## [Goal of the exercise]
Quote word for word the lines below, beginning with the first and ending with the one that has "const yTicks = [0, 10, 20, 30, 40, 50];". Drop the pictures.

▬▬▬

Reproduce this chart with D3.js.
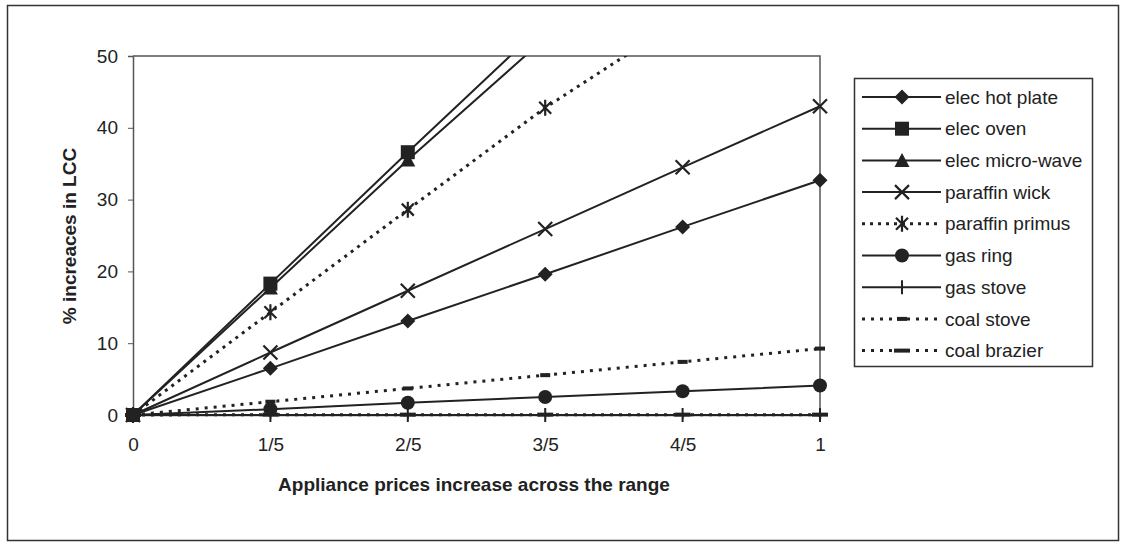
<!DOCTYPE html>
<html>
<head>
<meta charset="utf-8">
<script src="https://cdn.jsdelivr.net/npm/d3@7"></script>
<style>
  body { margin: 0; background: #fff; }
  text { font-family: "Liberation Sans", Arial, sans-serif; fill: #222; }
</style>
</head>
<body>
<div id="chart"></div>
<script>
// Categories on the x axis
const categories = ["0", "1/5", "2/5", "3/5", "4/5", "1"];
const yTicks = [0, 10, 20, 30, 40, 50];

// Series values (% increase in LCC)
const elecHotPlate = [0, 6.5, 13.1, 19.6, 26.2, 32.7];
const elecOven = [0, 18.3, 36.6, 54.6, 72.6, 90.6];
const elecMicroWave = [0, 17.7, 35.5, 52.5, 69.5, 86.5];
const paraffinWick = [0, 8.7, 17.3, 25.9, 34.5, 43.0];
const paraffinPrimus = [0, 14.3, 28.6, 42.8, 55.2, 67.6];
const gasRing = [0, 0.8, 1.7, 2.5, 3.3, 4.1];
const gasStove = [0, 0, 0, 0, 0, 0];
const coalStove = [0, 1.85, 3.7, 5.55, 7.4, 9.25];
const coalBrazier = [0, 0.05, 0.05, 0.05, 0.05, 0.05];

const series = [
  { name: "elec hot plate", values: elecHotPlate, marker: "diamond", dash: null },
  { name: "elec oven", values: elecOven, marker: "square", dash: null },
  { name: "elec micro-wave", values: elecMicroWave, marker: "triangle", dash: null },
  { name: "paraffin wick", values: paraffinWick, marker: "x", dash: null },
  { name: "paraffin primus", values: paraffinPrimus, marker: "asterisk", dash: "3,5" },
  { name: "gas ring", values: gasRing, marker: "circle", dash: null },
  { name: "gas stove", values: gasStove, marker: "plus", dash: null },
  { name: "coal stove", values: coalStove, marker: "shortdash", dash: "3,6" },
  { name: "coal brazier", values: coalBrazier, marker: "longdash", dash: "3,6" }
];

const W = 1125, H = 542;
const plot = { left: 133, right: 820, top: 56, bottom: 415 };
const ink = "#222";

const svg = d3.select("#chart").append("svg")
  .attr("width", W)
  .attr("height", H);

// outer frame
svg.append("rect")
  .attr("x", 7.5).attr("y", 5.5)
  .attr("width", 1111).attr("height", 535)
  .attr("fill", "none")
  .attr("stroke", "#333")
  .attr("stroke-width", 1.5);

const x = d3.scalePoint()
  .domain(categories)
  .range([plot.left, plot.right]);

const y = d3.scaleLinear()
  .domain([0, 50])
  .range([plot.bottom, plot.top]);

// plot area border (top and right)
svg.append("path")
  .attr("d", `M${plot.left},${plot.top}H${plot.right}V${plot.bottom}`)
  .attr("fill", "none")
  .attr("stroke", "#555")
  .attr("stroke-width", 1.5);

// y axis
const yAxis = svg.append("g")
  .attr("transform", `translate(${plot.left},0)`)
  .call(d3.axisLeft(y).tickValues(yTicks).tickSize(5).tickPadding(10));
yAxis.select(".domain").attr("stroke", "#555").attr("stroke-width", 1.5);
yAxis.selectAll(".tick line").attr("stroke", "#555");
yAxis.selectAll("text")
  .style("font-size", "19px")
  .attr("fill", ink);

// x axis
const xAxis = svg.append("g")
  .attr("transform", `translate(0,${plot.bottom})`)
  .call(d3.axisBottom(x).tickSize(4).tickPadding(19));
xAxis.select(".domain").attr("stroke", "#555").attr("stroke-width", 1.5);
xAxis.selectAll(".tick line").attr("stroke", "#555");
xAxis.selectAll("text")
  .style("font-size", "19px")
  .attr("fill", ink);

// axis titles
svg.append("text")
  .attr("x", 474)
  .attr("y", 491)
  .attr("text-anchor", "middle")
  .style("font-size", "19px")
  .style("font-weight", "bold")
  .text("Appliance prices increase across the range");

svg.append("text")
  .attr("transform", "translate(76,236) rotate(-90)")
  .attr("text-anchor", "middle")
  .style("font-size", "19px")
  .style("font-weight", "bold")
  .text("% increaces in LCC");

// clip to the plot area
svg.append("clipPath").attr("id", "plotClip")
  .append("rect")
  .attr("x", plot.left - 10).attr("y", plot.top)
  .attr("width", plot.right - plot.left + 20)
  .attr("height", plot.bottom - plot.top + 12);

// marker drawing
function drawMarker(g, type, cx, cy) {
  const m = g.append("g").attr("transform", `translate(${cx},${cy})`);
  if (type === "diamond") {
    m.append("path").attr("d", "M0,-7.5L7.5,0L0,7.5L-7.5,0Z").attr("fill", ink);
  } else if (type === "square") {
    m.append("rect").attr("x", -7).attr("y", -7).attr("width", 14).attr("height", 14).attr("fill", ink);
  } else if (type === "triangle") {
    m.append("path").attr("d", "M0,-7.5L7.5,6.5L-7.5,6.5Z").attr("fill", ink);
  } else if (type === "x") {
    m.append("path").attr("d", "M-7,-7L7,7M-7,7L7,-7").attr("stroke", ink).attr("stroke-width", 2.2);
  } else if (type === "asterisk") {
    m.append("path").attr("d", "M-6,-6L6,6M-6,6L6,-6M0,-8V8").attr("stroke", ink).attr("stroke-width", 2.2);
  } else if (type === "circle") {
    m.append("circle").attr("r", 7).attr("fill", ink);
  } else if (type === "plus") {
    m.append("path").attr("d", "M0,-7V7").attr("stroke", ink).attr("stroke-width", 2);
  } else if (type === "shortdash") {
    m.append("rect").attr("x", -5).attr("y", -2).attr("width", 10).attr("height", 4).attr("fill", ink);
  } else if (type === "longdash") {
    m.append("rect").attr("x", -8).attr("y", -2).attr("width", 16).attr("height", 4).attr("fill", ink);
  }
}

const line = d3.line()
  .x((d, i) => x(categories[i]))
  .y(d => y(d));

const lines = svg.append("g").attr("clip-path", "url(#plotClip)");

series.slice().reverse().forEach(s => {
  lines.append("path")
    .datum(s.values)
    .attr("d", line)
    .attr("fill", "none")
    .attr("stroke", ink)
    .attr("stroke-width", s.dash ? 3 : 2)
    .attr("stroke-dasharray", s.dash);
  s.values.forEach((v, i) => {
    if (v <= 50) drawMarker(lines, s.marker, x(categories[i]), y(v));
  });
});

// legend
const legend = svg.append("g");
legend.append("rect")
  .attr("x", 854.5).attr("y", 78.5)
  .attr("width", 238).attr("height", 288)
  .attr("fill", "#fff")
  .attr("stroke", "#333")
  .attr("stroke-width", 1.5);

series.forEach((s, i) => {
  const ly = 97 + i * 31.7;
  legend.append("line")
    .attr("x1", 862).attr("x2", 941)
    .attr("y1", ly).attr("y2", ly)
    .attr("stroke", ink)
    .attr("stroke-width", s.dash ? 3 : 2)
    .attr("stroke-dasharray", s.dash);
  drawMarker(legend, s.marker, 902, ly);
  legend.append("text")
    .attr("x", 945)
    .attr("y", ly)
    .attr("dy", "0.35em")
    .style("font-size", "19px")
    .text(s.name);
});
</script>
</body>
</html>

▬▬▬

## [Exercise output]
Reproduce this chart with D3.js.
<!DOCTYPE html>
<html>
<head>
<meta charset="utf-8">
<script src="https://cdn.jsdelivr.net/npm/d3@7"></script>
<style>
  body { margin: 0; background: #fff; }
  text { font-family: "Liberation Sans", Arial, sans-serif; fill: #222; }
</style>
</head>
<body>
<div id="chart"></div>
<script>
// Categories on the x axis
const categories = ["0", "1/5", "2/5", "3/5", "4/5", "1"];
const yTicks = [0, 10, 20, 30, 40, 50];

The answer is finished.